As a nice co-op bonus, there’s also a ‘Horde’ mode which supports up to four players. It’s a fairly standard wave-based holdout situation, but reasonably well put together and worth a few sessions with friends.


Arizona Sunshine 2 does a good job of filling the game with a variety of physics-props and making most things that appear obviously interactive, in fact, interactive.

Cabinets and drawers with handles will pull open. Glass breaks. Some objects have destroyed states when you shoot them. Basketballs bounce. Lighters work, and you can even put a cigar in your mouth and light it up. It’s clear that attention was paid to interactive details.

We’re not talking Half-Life: Alyx levels of detail, but it definitely exceeds what we see in the average VR game.

And again, this is all amplified with co-op. Interactive ‘set-pieces’—like a beer pong table—invite friends to take a breather from the apocalypse and just play around with what the game puts in front of them. Like the various hats and masks scattered throughout the game which serve no purpose other than giving players something fun to find, wear, and laugh about.

While the interactive details in Arizona Sunshine 2 are solid, I found the game’s holster system was cumbersome and detracted from my immersion.

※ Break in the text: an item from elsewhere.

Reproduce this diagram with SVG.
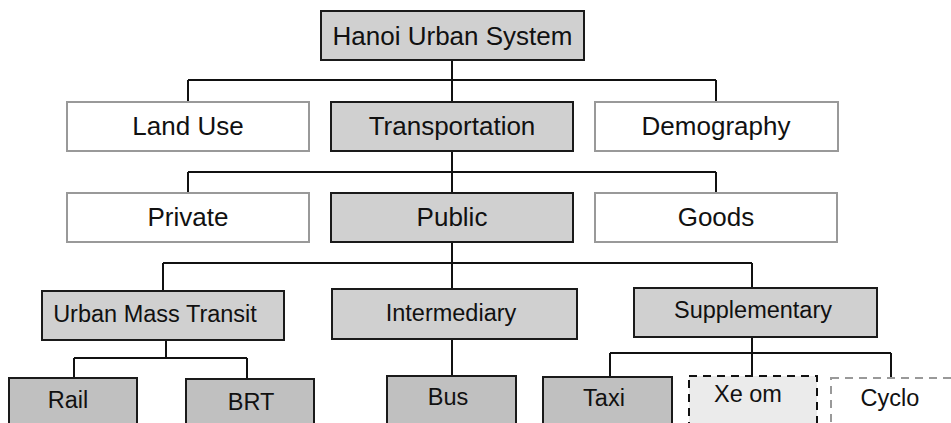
<svg xmlns="http://www.w3.org/2000/svg" width="951" height="423" viewBox="0 0 951 423">
<style>
.g{fill:#d0d0d0;stroke:#1a1a1a;stroke-width:2}
.w{fill:#fff;stroke:#999;stroke-width:2}
.d{fill:#c0c0c0;stroke:#1a1a1a;stroke-width:2}
.xe{fill:#ebebeb;stroke:#111;stroke-width:2;stroke-dasharray:8,6}
.cy{fill:#fff;stroke:#999;stroke-width:2;stroke-dasharray:8,6}
text{font-family:"Liberation Sans",Arial,sans-serif;fill:#111;text-anchor:middle}
.t1{font-size:26px}
.t2{font-size:23.5px}
#connectors path{fill:none;stroke:#111;stroke-width:2}
</style>
<rect width="951" height="423" fill="#fff"/>
<g id="connectors">
<path d="M452 60V102M188 80H716M188 80V102M716 80V102"/>
<path d="M452 151V193M188 172H716M188 172V193M716 172V193"/>
<path d="M452 242V289M163 263H752M163 263V291M752 263V288"/>
<path d="M166 340V358M74 358H247M74 358V378M247 358V379"/>
<path d="M452 339V376"/>
<path d="M752 337V377M610 353H891M610 353V377M891 353V378"/>
</g>
<g id="n-hanoi"><rect class="g" x="321" y="11" width="263" height="49"/><text class="t1" x="452.5" y="44.5">Hanoi Urban System</text></g>
<g id="n-landuse"><rect class="w" x="67" y="102" width="242" height="49"/><text class="t1" x="188" y="135">Land Use</text></g>
<g id="n-transportation"><rect class="g" x="331" y="102" width="242" height="49"/><text class="t1" x="452" y="135">Transportation</text></g>
<g id="n-demography"><rect class="w" x="595" y="102" width="243" height="49"/><text class="t1" x="716" y="135">Demography</text></g>
<g id="n-private"><rect class="w" x="67" y="193" width="242" height="49"/><text class="t1" x="188" y="226">Private</text></g>
<g id="n-public"><rect class="g" x="331" y="193" width="242" height="49"/><text class="t1" x="452" y="226">Public</text></g>
<g id="n-goods"><rect class="w" x="595" y="193" width="242" height="49"/><text class="t1" x="716" y="226">Goods</text></g>
<g id="n-umt"><rect class="g" x="42" y="291" width="242" height="49"/><text class="t2" x="155" y="322">Urban Mass Transit</text></g>
<g id="n-intermediary"><rect class="g" x="332" y="289" width="245" height="50"/><text class="t2" x="451" y="321">Intermediary</text></g>
<g id="n-supplementary"><rect class="g" x="634" y="288" width="243" height="49"/><text class="t2" x="753" y="318">Supplementary</text></g>
<g id="n-rail"><rect class="d" x="9" y="378" width="128" height="60"/><text class="t2" x="68" y="408">Rail</text></g>
<g id="n-brt"><rect class="d" x="186" y="379" width="128" height="60"/><text class="t2" x="251" y="410">BRT</text></g>
<g id="n-bus"><rect class="d" x="387" y="376" width="129" height="60"/><text class="t2" x="448" y="405">Bus</text></g>
<g id="n-taxi"><rect class="d" x="543" y="377" width="129" height="60"/><text class="t2" x="604" y="406">Taxi</text></g>
<g id="n-xeom"><rect class="xe" x="689" y="376" width="128" height="60"/><text class="t2" x="748" y="402">Xe om</text></g>
<g id="n-cyclo"><rect class="cy" x="831" y="378" width="130" height="60"/><text class="t2" x="890" y="406">Cyclo</text></g>
</svg>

The worst offender was definitely the ammo pouch which essentially sits in your chest. That’s where you stash ammo when picked up and where it’s pulled from when you need a mag. But it frequently was in my way when trying to put a mag into my gun. Often I would pull out a mag and move to put it into my gun, but it would get sucked back into my inventory because it came too close to my chest.

Weapons are also ‘bound’ to you automatically. If you grab a gun with your left hand, it is now associated with (and will automatically return to) your left holster. If you grab another gun with your left hand, it is forcibly swapped with the one that was previously bound to you. This also means you can’t hand or toss a gun to your friend, which is a big bummer for a co-op game.

It’s also easy to drop items because many can only be grabbed or targeted at specific points; sometimes slight deviations would cause the force-grab targeting to flicker and miss. And the cherry on top is that every time you drop something it’s a pain in the ass to reach down and pick up. A more functional force-grab system like that of Half-Life: Alyx would have been a welcomed addition.

These holster and targeting issues also made it annoying to try to hand objects from one person to another. Just go watch any footage from this game where two people try to exchange objects and I guarantee you will see them drop the object to the ground at least 50% of the time.

For a studio that has been around for so long, it’s strange that these issues are so apparent when there’s so many better examples to work from at this point.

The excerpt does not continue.